start Information shown

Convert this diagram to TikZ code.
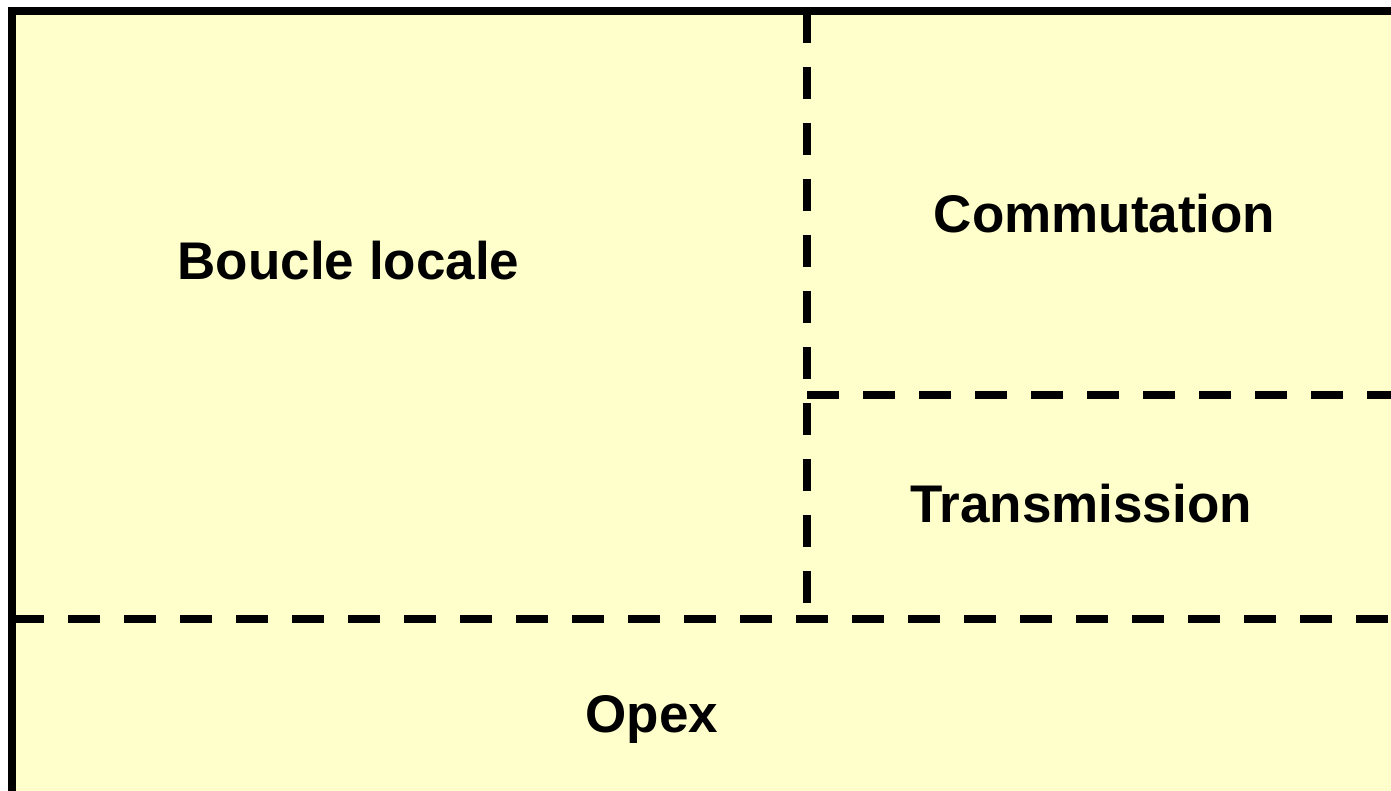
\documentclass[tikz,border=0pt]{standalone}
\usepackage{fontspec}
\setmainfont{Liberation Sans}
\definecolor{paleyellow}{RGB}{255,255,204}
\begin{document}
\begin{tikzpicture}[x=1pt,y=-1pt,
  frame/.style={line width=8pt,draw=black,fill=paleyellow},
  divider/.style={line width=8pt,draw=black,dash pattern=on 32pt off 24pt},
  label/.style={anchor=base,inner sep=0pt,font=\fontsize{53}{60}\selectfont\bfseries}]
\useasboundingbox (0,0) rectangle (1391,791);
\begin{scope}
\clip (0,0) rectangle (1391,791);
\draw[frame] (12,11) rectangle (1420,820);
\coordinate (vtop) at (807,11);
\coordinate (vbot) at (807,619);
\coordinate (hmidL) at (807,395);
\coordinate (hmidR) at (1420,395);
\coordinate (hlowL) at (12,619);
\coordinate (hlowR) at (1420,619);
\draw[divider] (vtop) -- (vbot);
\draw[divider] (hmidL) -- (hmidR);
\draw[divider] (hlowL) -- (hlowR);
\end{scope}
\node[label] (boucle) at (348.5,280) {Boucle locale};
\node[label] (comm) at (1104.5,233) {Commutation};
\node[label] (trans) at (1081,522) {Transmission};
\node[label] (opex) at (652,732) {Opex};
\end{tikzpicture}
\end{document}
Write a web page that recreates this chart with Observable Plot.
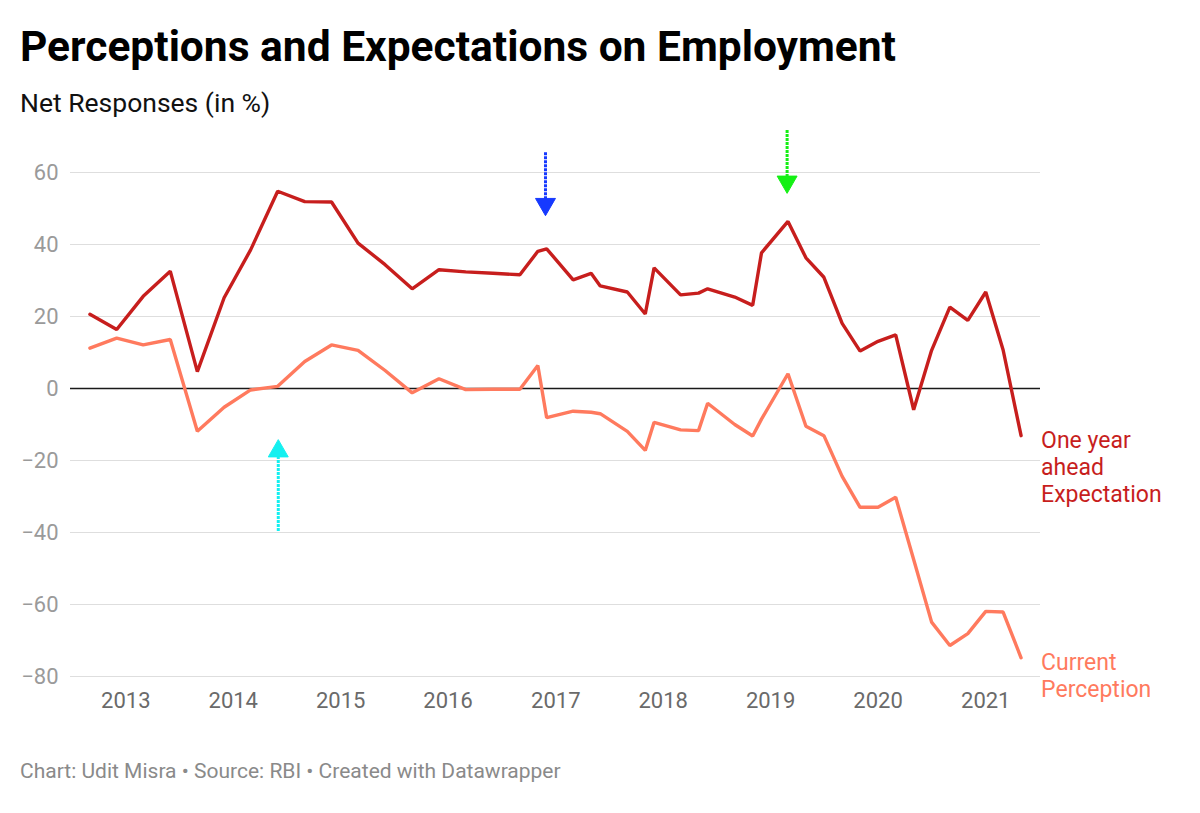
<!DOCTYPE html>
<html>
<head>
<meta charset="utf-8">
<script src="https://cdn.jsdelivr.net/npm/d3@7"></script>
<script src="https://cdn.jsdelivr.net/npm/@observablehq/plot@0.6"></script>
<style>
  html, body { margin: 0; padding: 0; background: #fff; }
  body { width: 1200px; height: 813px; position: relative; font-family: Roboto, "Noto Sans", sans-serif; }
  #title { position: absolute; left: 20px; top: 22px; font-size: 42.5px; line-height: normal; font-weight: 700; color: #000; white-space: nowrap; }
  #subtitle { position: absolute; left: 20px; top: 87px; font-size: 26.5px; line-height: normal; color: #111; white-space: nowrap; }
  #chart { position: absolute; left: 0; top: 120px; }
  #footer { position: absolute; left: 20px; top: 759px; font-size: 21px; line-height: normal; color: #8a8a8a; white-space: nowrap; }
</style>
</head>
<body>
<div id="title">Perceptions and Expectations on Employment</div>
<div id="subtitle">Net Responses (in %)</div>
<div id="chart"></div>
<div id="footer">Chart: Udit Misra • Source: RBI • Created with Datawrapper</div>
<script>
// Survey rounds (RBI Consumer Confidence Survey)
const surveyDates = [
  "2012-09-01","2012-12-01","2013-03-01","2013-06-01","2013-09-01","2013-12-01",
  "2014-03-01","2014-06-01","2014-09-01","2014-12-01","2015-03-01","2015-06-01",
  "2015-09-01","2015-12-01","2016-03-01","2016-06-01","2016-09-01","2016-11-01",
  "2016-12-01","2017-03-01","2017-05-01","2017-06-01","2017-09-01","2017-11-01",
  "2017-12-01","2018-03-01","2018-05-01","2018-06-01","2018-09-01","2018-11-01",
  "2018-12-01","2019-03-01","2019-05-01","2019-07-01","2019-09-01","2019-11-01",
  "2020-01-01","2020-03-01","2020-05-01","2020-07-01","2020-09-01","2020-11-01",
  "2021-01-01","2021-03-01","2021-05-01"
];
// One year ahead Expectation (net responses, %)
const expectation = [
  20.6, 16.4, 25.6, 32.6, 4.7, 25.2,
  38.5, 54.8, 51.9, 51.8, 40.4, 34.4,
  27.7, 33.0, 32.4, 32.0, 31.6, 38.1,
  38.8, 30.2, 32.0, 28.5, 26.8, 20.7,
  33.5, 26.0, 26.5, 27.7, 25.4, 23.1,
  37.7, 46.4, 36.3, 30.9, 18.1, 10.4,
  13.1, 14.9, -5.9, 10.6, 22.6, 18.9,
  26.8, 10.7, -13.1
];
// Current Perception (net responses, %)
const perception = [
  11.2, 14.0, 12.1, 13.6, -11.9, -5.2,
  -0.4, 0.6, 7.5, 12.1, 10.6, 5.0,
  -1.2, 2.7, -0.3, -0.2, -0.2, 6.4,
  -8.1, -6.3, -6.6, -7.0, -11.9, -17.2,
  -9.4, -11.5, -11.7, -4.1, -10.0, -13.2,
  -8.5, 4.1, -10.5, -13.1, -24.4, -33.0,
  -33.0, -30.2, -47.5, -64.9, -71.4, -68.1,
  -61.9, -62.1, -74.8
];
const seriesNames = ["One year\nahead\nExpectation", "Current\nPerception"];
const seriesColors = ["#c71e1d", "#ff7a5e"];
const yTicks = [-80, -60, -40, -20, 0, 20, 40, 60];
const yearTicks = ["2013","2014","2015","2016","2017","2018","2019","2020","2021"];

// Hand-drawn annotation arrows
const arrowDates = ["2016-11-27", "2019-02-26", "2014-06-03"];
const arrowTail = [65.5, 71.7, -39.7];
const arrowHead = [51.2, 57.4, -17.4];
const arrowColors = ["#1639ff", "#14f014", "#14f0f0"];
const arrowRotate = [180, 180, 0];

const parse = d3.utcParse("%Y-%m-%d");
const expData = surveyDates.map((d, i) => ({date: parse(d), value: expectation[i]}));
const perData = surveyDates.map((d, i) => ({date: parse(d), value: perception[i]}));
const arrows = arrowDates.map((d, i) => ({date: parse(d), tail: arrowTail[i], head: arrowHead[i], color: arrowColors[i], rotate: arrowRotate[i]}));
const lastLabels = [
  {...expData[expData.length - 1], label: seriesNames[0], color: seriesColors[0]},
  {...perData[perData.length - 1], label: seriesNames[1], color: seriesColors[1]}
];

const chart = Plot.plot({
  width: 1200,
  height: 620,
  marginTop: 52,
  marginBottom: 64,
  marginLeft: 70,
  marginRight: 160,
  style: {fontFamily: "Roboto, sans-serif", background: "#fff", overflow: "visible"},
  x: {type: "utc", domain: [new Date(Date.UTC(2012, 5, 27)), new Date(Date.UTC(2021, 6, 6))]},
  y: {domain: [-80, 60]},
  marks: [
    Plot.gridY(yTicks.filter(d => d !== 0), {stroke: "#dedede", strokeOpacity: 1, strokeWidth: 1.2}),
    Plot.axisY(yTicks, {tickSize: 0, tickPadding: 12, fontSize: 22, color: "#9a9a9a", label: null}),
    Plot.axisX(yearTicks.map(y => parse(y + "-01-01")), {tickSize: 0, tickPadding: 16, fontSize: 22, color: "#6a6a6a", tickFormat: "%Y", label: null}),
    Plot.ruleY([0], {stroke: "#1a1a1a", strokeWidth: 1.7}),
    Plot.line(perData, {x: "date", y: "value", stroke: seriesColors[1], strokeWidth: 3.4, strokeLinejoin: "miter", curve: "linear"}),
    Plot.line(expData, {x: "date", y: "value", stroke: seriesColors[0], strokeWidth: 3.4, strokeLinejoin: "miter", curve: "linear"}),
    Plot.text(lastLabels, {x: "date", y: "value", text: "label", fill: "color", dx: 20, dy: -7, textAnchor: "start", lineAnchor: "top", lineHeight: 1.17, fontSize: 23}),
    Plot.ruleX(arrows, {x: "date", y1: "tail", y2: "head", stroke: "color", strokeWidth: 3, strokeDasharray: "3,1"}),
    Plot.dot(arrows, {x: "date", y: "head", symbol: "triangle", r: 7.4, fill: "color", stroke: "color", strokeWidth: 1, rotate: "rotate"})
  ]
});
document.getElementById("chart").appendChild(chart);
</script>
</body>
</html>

end Information shown

**What to work on:** Extract all the data above exactly, excluding every picture.

**Output below:**
Convert this diagram to TikZ code.
\documentclass[tikz,border=0pt]{standalone}
\usepackage{fontspec}
\setmainfont{Liberation Sans}
\definecolor{paleyellow}{RGB}{255,255,204}
\begin{document}
\begin{tikzpicture}[x=1pt,y=-1pt,
  frame/.style={line width=8pt,draw=black,fill=paleyellow},
  divider/.style={line width=8pt,draw=black,dash pattern=on 32pt off 24pt},
  label/.style={anchor=base,inner sep=0pt,font=\fontsize{53}{60}\selectfont\bfseries}]
\useasboundingbox (0,0) rectangle (1391,791);
\begin{scope}
\clip (0,0) rectangle (1391,791);
\draw[frame] (12,11) rectangle (1420,820);
\coordinate (vtop) at (807,11);
\coordinate (vbot) at (807,619);
\coordinate (hmidL) at (807,395);
\coordinate (hmidR) at (1420,395);
\coordinate (hlowL) at (12,619);
\coordinate (hlowR) at (1420,619);
\draw[divider] (vtop) -- (vbot);
\draw[divider] (hmidL) -- (hmidR);
\draw[divider] (hlowL) -- (hlowR);
\end{scope}
\node[label] (boucle) at (348.5,280) {Boucle locale};
\node[label] (comm) at (1104.5,233) {Commutation};
\node[label] (trans) at (1081,522) {Transmission};
\node[label] (opex) at (652,732) {Opex};
\end{tikzpicture}
\end{document}
Write a web page that recreates this chart with Observable Plot.
<!DOCTYPE html>
<html>
<head>
<meta charset="utf-8">
<script src="https://cdn.jsdelivr.net/npm/d3@7"></script>
<script src="https://cdn.jsdelivr.net/npm/@observablehq/plot@0.6"></script>
<style>
  html, body { margin: 0; padding: 0; background: #fff; }
  body { width: 1200px; height: 813px; position: relative; font-family: Roboto, "Noto Sans", sans-serif; }
  #title { position: absolute; left: 20px; top: 22px; font-size: 42.5px; line-height: normal; font-weight: 700; color: #000; white-space: nowrap; }
  #subtitle { position: absolute; left: 20px; top: 87px; font-size: 26.5px; line-height: normal; color: #111; white-space: nowrap; }
  #chart { position: absolute; left: 0; top: 120px; }
  #footer { position: absolute; left: 20px; top: 759px; font-size: 21px; line-height: normal; color: #8a8a8a; white-space: nowrap; }
</style>
</head>
<body>
<div id="title">Perceptions and Expectations on Employment</div>
<div id="subtitle">Net Responses (in %)</div>
<div id="chart"></div>
<div id="footer">Chart: Udit Misra • Source: RBI • Created with Datawrapper</div>
<script>
// Survey rounds (RBI Consumer Confidence Survey)
const surveyDates = [
  "2012-09-01","2012-12-01","2013-03-01","2013-06-01","2013-09-01","2013-12-01",
  "2014-03-01","2014-06-01","2014-09-01","2014-12-01","2015-03-01","2015-06-01",
  "2015-09-01","2015-12-01","2016-03-01","2016-06-01","2016-09-01","2016-11-01",
  "2016-12-01","2017-03-01","2017-05-01","2017-06-01","2017-09-01","2017-11-01",
  "2017-12-01","2018-03-01","2018-05-01","2018-06-01","2018-09-01","2018-11-01",
  "2018-12-01","2019-03-01","2019-05-01","2019-07-01","2019-09-01","2019-11-01",
  "2020-01-01","2020-03-01","2020-05-01","2020-07-01","2020-09-01","2020-11-01",
  "2021-01-01","2021-03-01","2021-05-01"
];
// One year ahead Expectation (net responses, %)
const expectation = [
  20.6, 16.4, 25.6, 32.6, 4.7, 25.2,
  38.5, 54.8, 51.9, 51.8, 40.4, 34.4,
  27.7, 33.0, 32.4, 32.0, 31.6, 38.1,
  38.8, 30.2, 32.0, 28.5, 26.8, 20.7,
  33.5, 26.0, 26.5, 27.7, 25.4, 23.1,
  37.7, 46.4, 36.3, 30.9, 18.1, 10.4,
  13.1, 14.9, -5.9, 10.6, 22.6, 18.9,
  26.8, 10.7, -13.1
];
// Current Perception (net responses, %)
const perception = [
  11.2, 14.0, 12.1, 13.6, -11.9, -5.2,
  -0.4, 0.6, 7.5, 12.1, 10.6, 5.0,
  -1.2, 2.7, -0.3, -0.2, -0.2, 6.4,
  -8.1, -6.3, -6.6, -7.0, -11.9, -17.2,
  -9.4, -11.5, -11.7, -4.1, -10.0, -13.2,
  -8.5, 4.1, -10.5, -13.1, -24.4, -33.0,
  -33.0, -30.2, -47.5, -64.9, -71.4, -68.1,
  -61.9, -62.1, -74.8
];
const seriesNames = ["One year\nahead\nExpectation", "Current\nPerception"];
const seriesColors = ["#c71e1d", "#ff7a5e"];
const yTicks = [-80, -60, -40, -20, 0, 20, 40, 60];
const yearTicks = ["2013","2014","2015","2016","2017","2018","2019","2020","2021"];

// Hand-drawn annotation arrows
const arrowDates = ["2016-11-27", "2019-02-26", "2014-06-03"];
const arrowTail = [65.5, 71.7, -39.7];
const arrowHead = [51.2, 57.4, -17.4];
const arrowColors = ["#1639ff", "#14f014", "#14f0f0"];
const arrowRotate = [180, 180, 0];

const parse = d3.utcParse("%Y-%m-%d");
const expData = surveyDates.map((d, i) => ({date: parse(d), value: expectation[i]}));
const perData = surveyDates.map((d, i) => ({date: parse(d), value: perception[i]}));
const arrows = arrowDates.map((d, i) => ({date: parse(d), tail: arrowTail[i], head: arrowHead[i], color: arrowColors[i], rotate: arrowRotate[i]}));
const lastLabels = [
  {...expData[expData.length - 1], label: seriesNames[0], color: seriesColors[0]},
  {...perData[perData.length - 1], label: seriesNames[1], color: seriesColors[1]}
];

const chart = Plot.plot({
  width: 1200,
  height: 620,
  marginTop: 52,
  marginBottom: 64,
  marginLeft: 70,
  marginRight: 160,
  style: {fontFamily: "Roboto, sans-serif", background: "#fff", overflow: "visible"},
  x: {type: "utc", domain: [new Date(Date.UTC(2012, 5, 27)), new Date(Date.UTC(2021, 6, 6))]},
  y: {domain: [-80, 60]},
  marks: [
    Plot.gridY(yTicks.filter(d => d !== 0), {stroke: "#dedede", strokeOpacity: 1, strokeWidth: 1.2}),
    Plot.axisY(yTicks, {tickSize: 0, tickPadding: 12, fontSize: 22, color: "#9a9a9a", label: null}),
    Plot.axisX(yearTicks.map(y => parse(y + "-01-01")), {tickSize: 0, tickPadding: 16, fontSize: 22, color: "#6a6a6a", tickFormat: "%Y", label: null}),
    Plot.ruleY([0], {stroke: "#1a1a1a", strokeWidth: 1.7}),
    Plot.line(perData, {x: "date", y: "value", stroke: seriesColors[1], strokeWidth: 3.4, strokeLinejoin: "miter", curve: "linear"}),
    Plot.line(expData, {x: "date", y: "value", stroke: seriesColors[0], strokeWidth: 3.4, strokeLinejoin: "miter", curve: "linear"}),
    Plot.text(lastLabels, {x: "date", y: "value", text: "label", fill: "color", dx: 20, dy: -7, textAnchor: "start", lineAnchor: "top", lineHeight: 1.17, fontSize: 23}),
    Plot.ruleX(arrows, {x: "date", y1: "tail", y2: "head", stroke: "color", strokeWidth: 3, strokeDasharray: "3,1"}),
    Plot.dot(arrows, {x: "date", y: "head", symbol: "triangle", r: 7.4, fill: "color", stroke: "color", strokeWidth: 1, rotate: "rotate"})
  ]
});
document.getElementById("chart").appendChild(chart);
</script>
</body>
</html>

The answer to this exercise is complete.